DELHI: The contribution of the real estate sector to India’s GDP has been estimated at 6.3 per cent in 2013, and the segment is expected to generate 7.6 million jobs in the same period, according to a report.
“The Indian real estate and construction industry is an integral part of the economy and plays an important role in the development of the country’s infrastructure base and is one of the largest generators of economic activity,” the report by global property consultant CBRE said.
The report, ‘Assessing the Economic Impact of India’s Real Estate Sector, was released by the Minister of Housing and Urban Poverty Alleviation at the inaugural session of Natcon 2013 in Moscow, the flagship real estate event of Confederation of Real Estate Developers’ Associations of India (CREDAI).
India’s real estate sector is estimated to have a total supply pipeline of close to 3.6 billion sqft lined up for completion in the year 2013, with about 98 per cent of this being concentrated in the residential segment, the report said.
“The potential for development and growth in the real estate sector is tremendous. It is expected to generate over 17 million employment opportunities across the country by 2025, thereby making a significant contribution to the GDP,” CBRE South Asia Pvt Ltd Chairman & MD Anshuman Magazine said.
The total economic footprint generated by construction of this real estate pipeline will require a total investment of about Rs 254,000 crore, it said, adding that it will help generate revenues worth Rs 370,000 crore and provide jobs to about 7.6 million people across the country in 2013.
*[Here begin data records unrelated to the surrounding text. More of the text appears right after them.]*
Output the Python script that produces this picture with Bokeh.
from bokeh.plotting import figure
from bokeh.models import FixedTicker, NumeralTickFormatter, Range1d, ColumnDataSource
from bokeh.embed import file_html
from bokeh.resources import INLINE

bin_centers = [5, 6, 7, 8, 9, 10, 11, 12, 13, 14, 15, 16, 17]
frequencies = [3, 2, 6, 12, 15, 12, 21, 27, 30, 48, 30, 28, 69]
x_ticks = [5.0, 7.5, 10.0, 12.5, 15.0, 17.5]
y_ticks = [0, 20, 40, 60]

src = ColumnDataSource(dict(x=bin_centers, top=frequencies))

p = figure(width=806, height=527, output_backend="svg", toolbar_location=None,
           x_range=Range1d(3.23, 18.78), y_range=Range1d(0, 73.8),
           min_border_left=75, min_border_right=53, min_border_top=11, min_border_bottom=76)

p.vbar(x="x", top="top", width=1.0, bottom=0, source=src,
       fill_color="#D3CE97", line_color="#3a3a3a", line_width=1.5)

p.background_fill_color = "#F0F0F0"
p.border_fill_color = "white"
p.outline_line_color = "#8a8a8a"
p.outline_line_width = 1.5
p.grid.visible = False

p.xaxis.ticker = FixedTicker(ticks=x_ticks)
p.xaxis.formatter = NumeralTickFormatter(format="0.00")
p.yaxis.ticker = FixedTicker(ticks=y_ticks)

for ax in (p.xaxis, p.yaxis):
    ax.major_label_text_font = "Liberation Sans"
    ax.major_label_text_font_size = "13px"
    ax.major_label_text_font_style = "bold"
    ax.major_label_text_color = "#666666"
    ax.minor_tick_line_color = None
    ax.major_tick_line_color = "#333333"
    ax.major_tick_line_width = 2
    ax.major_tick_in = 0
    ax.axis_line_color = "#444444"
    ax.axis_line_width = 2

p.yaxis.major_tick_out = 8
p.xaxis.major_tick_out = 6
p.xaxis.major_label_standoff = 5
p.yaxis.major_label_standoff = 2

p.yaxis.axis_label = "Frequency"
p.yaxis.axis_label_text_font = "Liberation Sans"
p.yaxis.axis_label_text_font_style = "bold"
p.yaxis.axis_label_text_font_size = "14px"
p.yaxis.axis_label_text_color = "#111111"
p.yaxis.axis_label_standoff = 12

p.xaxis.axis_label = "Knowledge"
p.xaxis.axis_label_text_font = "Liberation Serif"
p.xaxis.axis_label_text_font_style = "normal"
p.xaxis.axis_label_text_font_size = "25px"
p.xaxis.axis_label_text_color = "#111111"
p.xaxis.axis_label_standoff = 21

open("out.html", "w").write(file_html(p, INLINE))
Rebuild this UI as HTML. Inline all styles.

“The total contribution of the real estate sector to the national GDP has been estimated to be about 6.3 per cent in 2013 alone,” it added.
Commenting on the report, Lalit Jain, Chairman, CREDAI and CMD of Kumar Urban Development Ltd said: “The report portrays the conservative status of the sector’s contribution. For the first time a detailed attempt has been made to give facts on its importance in terms of GDP , industrial production employment opportunities.”
The sector faces numerous challenges, such as high borrowing costs, lack of institutional funding, lengthy approval processes and slow and uneven infrastructure development, the report said.
The CBRE report lists a set of recommendations which could assist the sector in achieving its full potential in the long term. These include measures such as addressing supply constraints, streamlining the approval processes, permitting new sources of real estate funding and promoting private sector participation in the construction sector.